First season recurring actresses Emilie de Ravin (Belle) and Meghan Ory (Red Riding Hood/Ruby) became members of this season's main cast. Two additional actresses who joined the recurring cast were Sarah Bolger as Aurora and Jamie Chung as Mulan, who both made their debuts during this episode.

==Reception==

===Ratings===
On its first broadcast, "Broken" was watched by an estimated 11.36 million viewers, placing second in its timeslot behind NBC's Football Night in America. The episode earned a ratings share of 3.9/10, meaning that it was seen by 3.9 percent of all 18- to 49-year-olds, and 10 percent of all 18- to 49-year-olds watching television at the time of broadcast. The ratings it garnered were considered to be a success for the series, as it was down only five percent from the previous season premiere.

===Reviews===
The premiere of season two, "Broken" was received generally positive reviews.

IGN's Amy Ratcliffe graded "Broken" with 8.5 out of 10, an indication of a "great" episode. She found Snow and Emma's descent into the hat to be a "surprising turn of events and a fun way to force them together and make them work out their new mother/daughter roles." Ratcliffe also enjoyed the pairing for Mulan and Aurora, but criticized the wraith for its similarities to the Dementors from Harry Potter. She concluded, "I was worried about the direction of the show once magic was back on the table in such a direct way, but the writers have set the stage for plenty of solid character development. The various relationships and their sorted issues – including Mr. Gold & Belle and Snow & Emma (who is none too pleased with being left without parents for 28 years) -- have such potential. I'm looking forward to seeing what happens next."

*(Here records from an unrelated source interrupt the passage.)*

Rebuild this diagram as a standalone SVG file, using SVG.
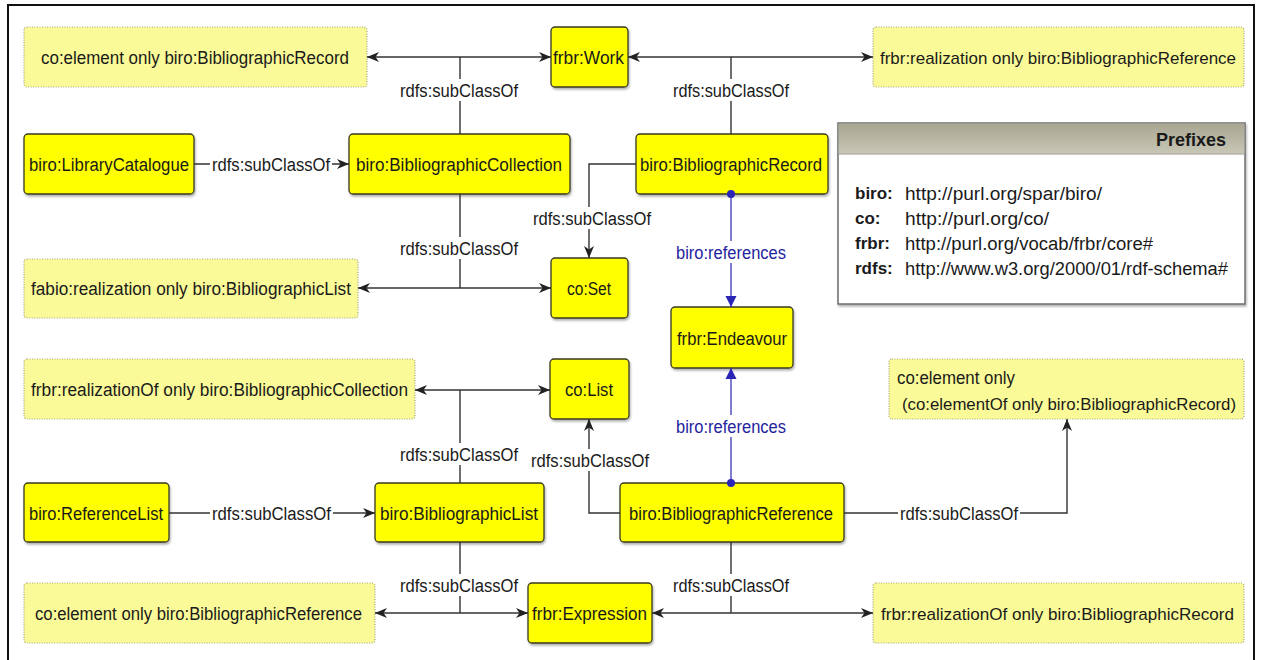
<svg xmlns="http://www.w3.org/2000/svg" width="1261" height="660" viewBox="0 0 1261 660">
<defs>
<style>
text{font-family:"Liberation Sans",Arial,sans-serif;font-size:18px;fill:#1a1a1a;}
.n rect{fill:#ffff00;stroke:#3a3a20;stroke-width:1.3;filter:url(#sh);}
.d rect{fill:#fafa98;stroke:#a4a47c;stroke-width:1.2;stroke-dasharray:1 1.5;}
.e{fill:none;stroke:#333;stroke-width:1.4;}
.bl{fill:none;stroke:#2b25b5;stroke-width:1.2;}
.lb{fill:#fff;stroke:none;}
.bt{fill:#2424a0;}
.pk{font-weight:bold;font-size:17px;}
.sm{font-size:17px;}
</style>
<filter id="sh" x="-10%" y="-10%" width="130%" height="140%">
<feDropShadow dx="1" dy="2" stdDeviation="1.2" flood-color="#000" flood-opacity="0.3"/>
</filter>
<linearGradient id="hg" x1="0" y1="0" x2="0" y2="1">
<stop offset="0" stop-color="#a9a792"/>
<stop offset="1" stop-color="#c8c6b5"/>
</linearGradient>
<marker id="ar" viewBox="0 0 12 10" refX="12" refY="5" markerWidth="12" markerHeight="10" markerUnits="userSpaceOnUse" orient="auto-start-reverse">
<path d="M0,0 L12,5 L0,10 L3.5,5 z" fill="#222"/>
</marker>
<marker id="ab" viewBox="0 0 11 13" refX="11" refY="6.5" markerWidth="11" markerHeight="13" markerUnits="userSpaceOnUse" orient="auto">
<path d="M0,1 L11,6.5 L0,12 z" fill="#2b25b5"/>
</marker>
</defs>
<rect x="8" y="5" width="1246" height="680" fill="#fff" stroke="#111" stroke-width="2"/>

<g id="r-element-record" class="d"><rect x="24" y="27" width="343" height="60" rx="3"/>
<text x="41" y="64" textLength="308" lengthAdjust="spacingAndGlyphs">co:element only biro:BibliographicRecord</text></g>
<g id="n-work" class="n"><rect x="551" y="27" width="77" height="60" rx="4"/>
<text x="553" y="64" textLength="71" lengthAdjust="spacingAndGlyphs">frbr:Work</text></g>
<g id="r-realization-reference" class="d"><rect x="873" y="27" width="371" height="60" rx="3"/>
<text class="sm" x="880" y="64" textLength="356" lengthAdjust="spacingAndGlyphs">frbr:realization only biro:BibliographicReference</text></g>
<g id="n-librarycatalogue" class="n"><rect x="24" y="134" width="170" height="60" rx="4"/>
<text x="29" y="171" textLength="160" lengthAdjust="spacingAndGlyphs">biro:LibraryCatalogue</text></g>
<g id="n-bibcollection" class="n"><rect x="349" y="134" width="221" height="60" rx="4"/>
<text x="356" y="171" textLength="206" lengthAdjust="spacingAndGlyphs">biro:BibliographicCollection</text></g>
<g id="n-bibrecord" class="n"><rect x="636" y="134" width="192" height="60" rx="4"/>
<text x="640" y="171" textLength="182" lengthAdjust="spacingAndGlyphs">biro:BibliographicRecord</text></g>

<g id="prefixes">
<rect x="838" y="123" width="407" height="181" fill="#fff" stroke="#6e6e6e" stroke-width="1.5" filter="url(#sh)"/>
<rect x="838.75" y="123.75" width="405.5" height="30" fill="url(#hg)"/>
<line x1="838" y1="154" x2="1245" y2="154" stroke="#9a9888" stroke-width="1"/>
<text class="pk" x="1226" y="146" text-anchor="end" style="font-size:18px">Prefixes</text>
<text class="pk" x="855" y="199">biro:</text>
<text x="905" y="200" textLength="197" lengthAdjust="spacingAndGlyphs">http://purl.org/spar/biro/</text>
<text class="pk" x="855" y="224">co:</text>
<text x="905" y="225" textLength="144" lengthAdjust="spacingAndGlyphs">http://purl.org/co/</text>
<text class="pk" x="855" y="249">frbr:</text>
<text x="905" y="250" textLength="248" lengthAdjust="spacingAndGlyphs">http://purl.org/vocab/frbr/core#</text>
<text class="pk" x="855" y="274">rdfs:</text>
<text x="905" y="275" textLength="323" lengthAdjust="spacingAndGlyphs">http://www.w3.org/2000/01/rdf-schema#</text>
</g>

<g id="r-realization-list" class="d"><rect x="24" y="259" width="334" height="59" rx="3"/>
<text x="31" y="295" textLength="320" lengthAdjust="spacingAndGlyphs">fabio:realization only biro:BibliographicList</text></g>
<g id="n-set" class="n"><rect x="551" y="258" width="77" height="60" rx="4"/>
<text x="567" y="295" textLength="44" lengthAdjust="spacingAndGlyphs">co:Set</text></g>
<g id="n-endeavour" class="n"><rect x="671" y="307" width="122" height="61" rx="4"/>
<text x="677" y="345" textLength="110" lengthAdjust="spacingAndGlyphs">frbr:Endeavour</text></g>
<g id="r-realizationof-collection" class="d"><rect x="24" y="359" width="391" height="60" rx="3"/>
<text x="31" y="396" textLength="377" lengthAdjust="spacingAndGlyphs">frbr:realizationOf only biro:BibliographicCollection</text></g>
<g id="n-list" class="n"><rect x="550" y="359" width="79" height="60" rx="4"/>
<text x="565" y="396" textLength="48" lengthAdjust="spacingAndGlyphs">co:List</text></g>
<g id="r-element-elementof" class="d"><rect x="889" y="359" width="355" height="60" rx="3"/>
<text x="897" y="384" textLength="118" lengthAdjust="spacingAndGlyphs">co:element only</text>
<text class="sm" x="902" y="410" textLength="334" lengthAdjust="spacingAndGlyphs">(co:elementOf only biro:BibliographicRecord)</text></g>
<g id="n-referencelist" class="n"><rect x="24" y="483" width="145" height="59" rx="4"/>
<text x="29" y="520" textLength="134" lengthAdjust="spacingAndGlyphs">biro:ReferenceList</text></g>
<g id="n-biblist" class="n"><rect x="375" y="483" width="169" height="59" rx="4"/>
<text x="380" y="520" textLength="158" lengthAdjust="spacingAndGlyphs">biro:BibliographicList</text></g>
<g id="n-bibreference" class="n"><rect x="620" y="483" width="224" height="59" rx="4"/>
<text x="629" y="520" textLength="204" lengthAdjust="spacingAndGlyphs">biro:BibliographicReference</text></g>
<g id="r-element-reference" class="d"><rect x="24" y="583" width="351" height="60" rx="3"/>
<text x="35" y="620" textLength="327" lengthAdjust="spacingAndGlyphs">co:element only biro:BibliographicReference</text></g>
<g id="n-expression" class="n"><rect x="528" y="583" width="124" height="60" rx="4"/>
<text x="532" y="620" textLength="115" lengthAdjust="spacingAndGlyphs">frbr:Expression</text></g>
<g id="r-realizationof-record" class="d"><rect x="873" y="583" width="371" height="60" rx="3"/>
<text class="sm" x="881" y="620" textLength="353" lengthAdjust="spacingAndGlyphs">frbr:realizationOf only biro:BibliographicRecord</text></g>

<g id="connectors">
<g id="c-work-left">
<path class="e" d="M367,57 H551" marker-start="url(#ar)" marker-end="url(#ar)"/>
<path class="e" d="M460,57 V134"/>
<rect class="lb" x="398" y="79" width="122" height="22"/>
<text x="400" y="97" textLength="118" lengthAdjust="spacingAndGlyphs">rdfs:subClassOf</text>
</g>
<g id="c-work-right">
<path class="e" d="M628,57 H873" marker-start="url(#ar)" marker-end="url(#ar)"/>
<path class="e" d="M731,57 V134"/>
<rect class="lb" x="671" y="79" width="120" height="22"/>
<text x="673" y="97" textLength="116" lengthAdjust="spacingAndGlyphs">rdfs:subClassOf</text>
</g>
<g id="c-libcat">
<path class="e" d="M194,164 H349" marker-end="url(#ar)"/>
<rect class="lb" x="210" y="153" width="122" height="22"/>
<text x="212" y="171" textLength="118" lengthAdjust="spacingAndGlyphs">rdfs:subClassOf</text>
</g>
<g id="c-set-left">
<path class="e" d="M358,288 H551" marker-start="url(#ar)" marker-end="url(#ar)"/>
<path class="e" d="M460,194 V288"/>
<rect class="lb" x="398" y="237" width="122" height="22"/>
<text x="400" y="255" textLength="118" lengthAdjust="spacingAndGlyphs">rdfs:subClassOf</text>
</g>
<g id="c-record-set">
<path class="e" d="M636,164 H589 V258" marker-end="url(#ar)"/>
<rect class="lb" x="531" y="207" width="122" height="22"/>
<text x="533" y="225" textLength="118" lengthAdjust="spacingAndGlyphs">rdfs:subClassOf</text>
</g>
<g id="c-record-endeavour">
<path class="bl" d="M731,194 V307" marker-end="url(#ab)"/>
<circle cx="731" cy="194" r="4" fill="#2b25b5"/>
<rect class="lb" x="674" y="241" width="114" height="22"/>
<text class="bt" x="676" y="259" textLength="110" lengthAdjust="spacingAndGlyphs">biro:references</text>
</g>
<g id="c-list-left">
<path class="e" d="M415,390 H550" marker-start="url(#ar)" marker-end="url(#ar)"/>
<path class="e" d="M460,390 V483"/>
<rect class="lb" x="398" y="443" width="122" height="22"/>
<text x="400" y="461" textLength="118" lengthAdjust="spacingAndGlyphs">rdfs:subClassOf</text>
</g>
<g id="c-reference-list">
<path class="e" d="M620,513 H589 V419" marker-end="url(#ar)"/>
<rect class="lb" x="529" y="449" width="122" height="22"/>
<text x="531" y="467" textLength="118" lengthAdjust="spacingAndGlyphs">rdfs:subClassOf</text>
</g>
<g id="c-reference-endeavour">
<path class="bl" d="M731,483 V368" marker-end="url(#ab)"/>
<circle cx="731" cy="483" r="4" fill="#2b25b5"/>
<rect class="lb" x="674" y="415" width="114" height="22"/>
<text class="bt" x="676" y="433" textLength="110" lengthAdjust="spacingAndGlyphs">biro:references</text>
</g>
<g id="c-reflist">
<path class="e" d="M169,513 H375" marker-end="url(#ar)"/>
<rect class="lb" x="210" y="502" width="123" height="22"/>
<text x="212" y="520" textLength="119" lengthAdjust="spacingAndGlyphs">rdfs:subClassOf</text>
</g>
<g id="c-reference-element">
<path class="e" d="M844,513 H1067 V419" marker-end="url(#ar)"/>
<rect class="lb" x="898" y="502" width="122" height="22"/>
<text x="900" y="520" textLength="118" lengthAdjust="spacingAndGlyphs">rdfs:subClassOf</text>
</g>
<g id="c-expression-left">
<path class="e" d="M375,613 H528" marker-start="url(#ar)" marker-end="url(#ar)"/>
<path class="e" d="M460,542 V613"/>
<rect class="lb" x="398" y="574" width="122" height="22"/>
<text x="400" y="592" textLength="118" lengthAdjust="spacingAndGlyphs">rdfs:subClassOf</text>
</g>
<g id="c-expression-right">
<path class="e" d="M652,613 H873" marker-start="url(#ar)" marker-end="url(#ar)"/>
<path class="e" d="M731,542 V613"/>
<rect class="lb" x="671" y="574" width="120" height="22"/>
<text x="673" y="592" textLength="116" lengthAdjust="spacingAndGlyphs">rdfs:subClassOf</text>
</g>
</g>
</svg>
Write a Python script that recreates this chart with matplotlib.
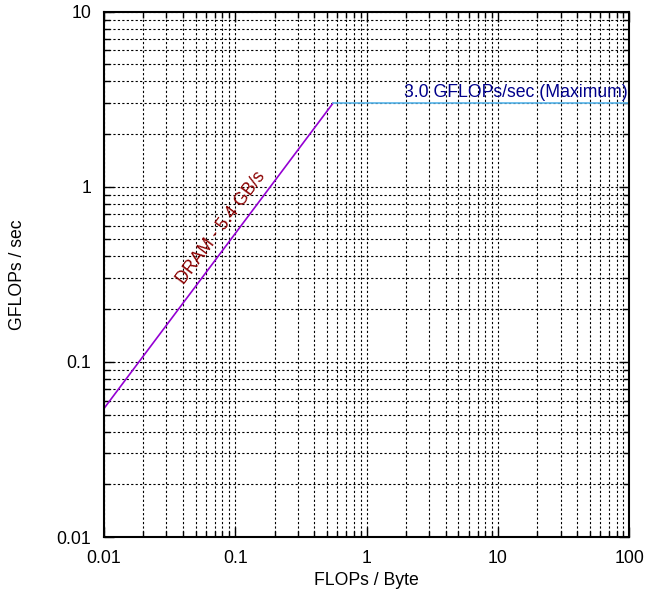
import matplotlib
matplotlib.use("Agg")
import matplotlib.pyplot as plt
import numpy as np

# Roofline data
DRAM_BW = 5.4        # GB/s
PEAK = 3.0           # GFLOPs/sec
X_RANGE = [0.01, 100]
Y_RANGE = [0.01, 10]

ridge = PEAK / DRAM_BW
bw_x = [X_RANGE[0], ridge]
bw_y = [DRAM_BW * X_RANGE[0], PEAK]
peak_x = [ridge, X_RANGE[1]]
peak_y = [PEAK, PEAK]

plt.rcParams.update({
    "font.family": ["Liberation Sans", "DejaVu Sans"],
    "font.size": 12.7,
})

fig = plt.figure(figsize=(6.61, 5.93), dpi=100)
ax = fig.add_axes([0.157, 0.0944, 0.795, 0.886])

ax.plot(bw_x, bw_y, color="#9400d3", lw=1.2)
ax.plot(peak_x, peak_y, color="#56b4e9", lw=1.2)

ax.set_xscale("log")
ax.set_yscale("log")
ax.set_xlim(*X_RANGE)
ax.set_ylim(*Y_RANGE)

ax.set_xticks([0.01, 0.1, 1, 10, 100])
ax.set_xticklabels(["0.01", "0.1", "1", "10", "100"])
ax.set_yticks([0.01, 0.1, 1, 10])
ax.set_yticklabels(["0.01", "0.1", "1", "10"])

ax.grid(True, which="both", color="black", ls=(0, (2, 2)), lw=0.8)
ax.tick_params(which="both", direction="in", top=True, right=True, pad=9)
ax.tick_params(which="major", length=7, width=1)
ax.tick_params(which="minor", length=4, width=1)
for s in ax.spines.values():
    s.set_linewidth(1.5)

# label follows the bandwidth slope on screen
pos = ax.get_position()
fig_w, fig_h = fig.get_size_inches()
dx = pos.width * fig_w / np.log10(X_RANGE[1] / X_RANGE[0])
dy = pos.height * fig_h / np.log10(Y_RANGE[1] / Y_RANGE[0])
angle = np.degrees(np.arctan2(dy, dx))

ax.text(0.079, 0.58, f"DRAM - {DRAM_BW} GB/s", color="#8b0000",
        rotation=angle, ha="center", va="center", rotation_mode="anchor")
ax.text(98, 3.1, f"{PEAK} GFLOPs/sec (Maximum)", color="#00008b",
        ha="right", va="bottom")

ax.set_xlabel("FLOPs / Byte", va="center")
ax.set_ylabel("GFLOPs / sec", va="center")
ax.xaxis.set_label_coords(0.5, -0.082)
ax.yaxis.set_label_coords(-0.164, 0.5)

fig.savefig("out.png", dpi=100)
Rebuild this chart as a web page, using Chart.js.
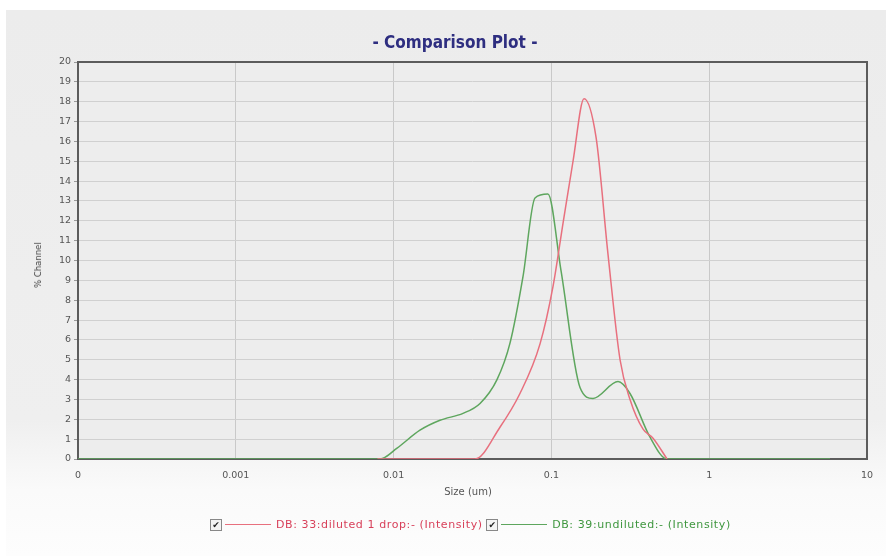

Oliver Sava from The A.V. Club gave a B+ rate to the episode saying "Mr. Gold bringing magic back to Storybrooke in a wave of fuchsia fog, and this season 2 opener confirms that this show is going to be a completely different beast going forward."

Laura Prudom from Huffpost TV stated that the writers of the show have pointed the show in a compelling direction with plenty of new mysteries to unravel. "Overall, "Broken" was a gripping and competently plotted hour -- none of the scenes felt extraneous and although there was undoubtedly a lot of plot and set-up to get through in 42 minutes, the narrative certainly felt more liberated without the curse hanging over everyone's heads. I think Horowitz and Kitsis have pointed the show in a compelling direction with plenty of new mysteries to unravel, and I'm eager to see how magic affects our world."